KAYMAK: KIYMETLİ VARLIKLARIMIZDAN BİRİ ÇİFTÇİLERİMİZ
Bayındır Kaymakamı Emin Kaymak, Bayındır’ın tarım ve hayvancılıkta önemli bir yeri olduğuna vurgu yaparak “Hem coşkulu hem de hüzünlü günler geçiriyoruz. Filistin’deki kardeşlerimizin yaşadıkları nedeniyle üzüntülü olsak da cumhuriyetimizin kuruluşunun 100.yılının mutluluğunu yaşıyoruz. .gazi Mustafa Kemal Atatürk, Kurtuluş Savaşı’ndan sonra ilk hamlesini İzmir’de İktisat Kongresi’yle başlatmıştı. Savaştan sonra ekonomik bağımsızlık demişti. Burada İzmir’in Küçük Menderes Havzası önemli bir özellik taşıyor. Topraklarının özellikleriyle dünyanın en özel alanlarından biri. Burada yerel anlamda en kıymetli varlıklarımızdan biri çiftçilerimiz. Türkiye’de tarımsal faaliyetlerde ilkleri gerçekleştirmiş, her zaman yenilikçi ve deneyimci bir çiftçi yapımız var. Burada profesyonel anlamda hayvancılık faaliyetine katkı sağlayacak olan bu güzel projenin hayata geçmesine katkı saplayacak bu fabrika için Sayın Tunç Soyer’e teşekkür ediyorum. Çok değerli bir proje. Umarım ki işletmesinde de sıkıntı yaşanmadan giderek büyür” diye konuştu.

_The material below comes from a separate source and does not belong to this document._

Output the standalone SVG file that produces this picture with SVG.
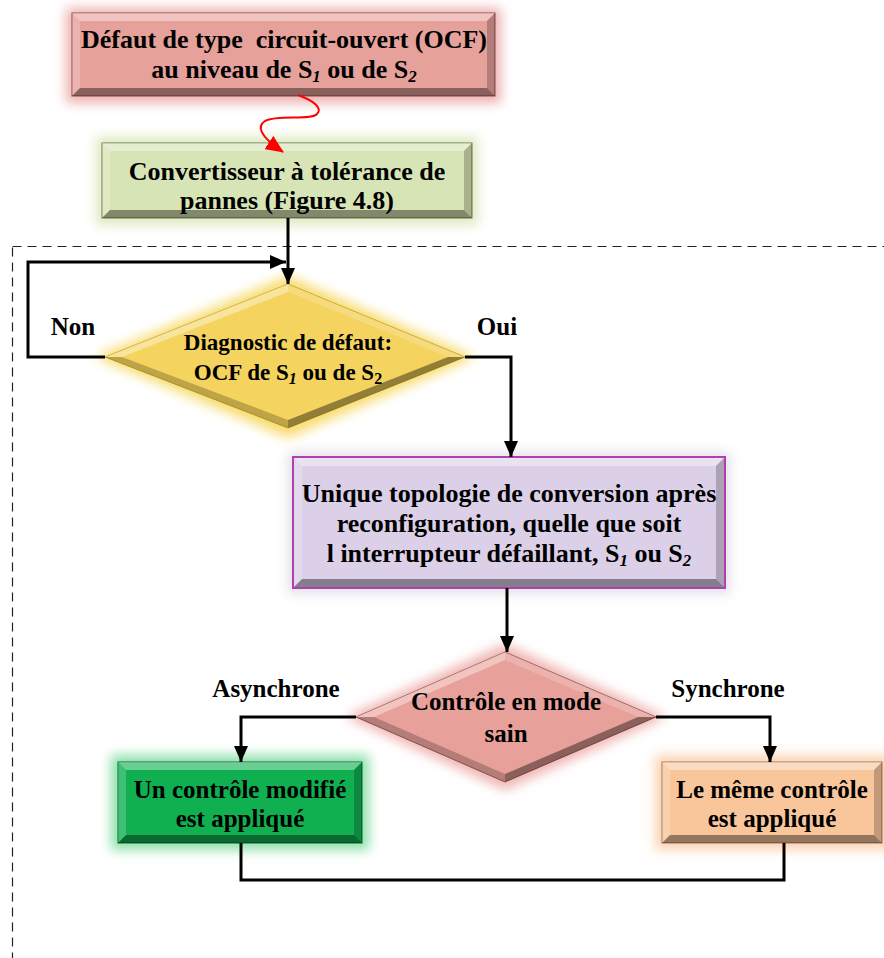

DEMİREZEN: HEM İSTİHDAMA HEM ÜRETİME AÇIYORUZ
Bayındır Belediye Başkanı Uğur Demirezen ise ‘hizmette partiler üstü’ bir konuşma yaparak “Burası, Bayındır’ın 1984 yılından beri kurulan tek sanayi imarlı arsasıydı. 48 bin 0 metrekareydi. Önceki dönemlerdeki belediye başkanları 961 ortaklı Baysan A.Ş.’yi kurup bir kısım hissesini de Bayındır Belediyesi’ne veriyorlar. Ben bugün buranın küçük bir hissedarı olarak konuşuyorum. İlerleyen yıllarda Büyükşehir’e geçiyor. Teşekkür ediyoruz. Bugün hem istihdama hem üretime açıyoruz. Allah bereketini artırsın. Günlük 100 ton diyelim ama inşallah 350 tonlara kadar işlediğimizi görürüz. Ben hem ilçem adına hem de burada yaşayan bir fert olarak teşekkür ediyorum” dedi.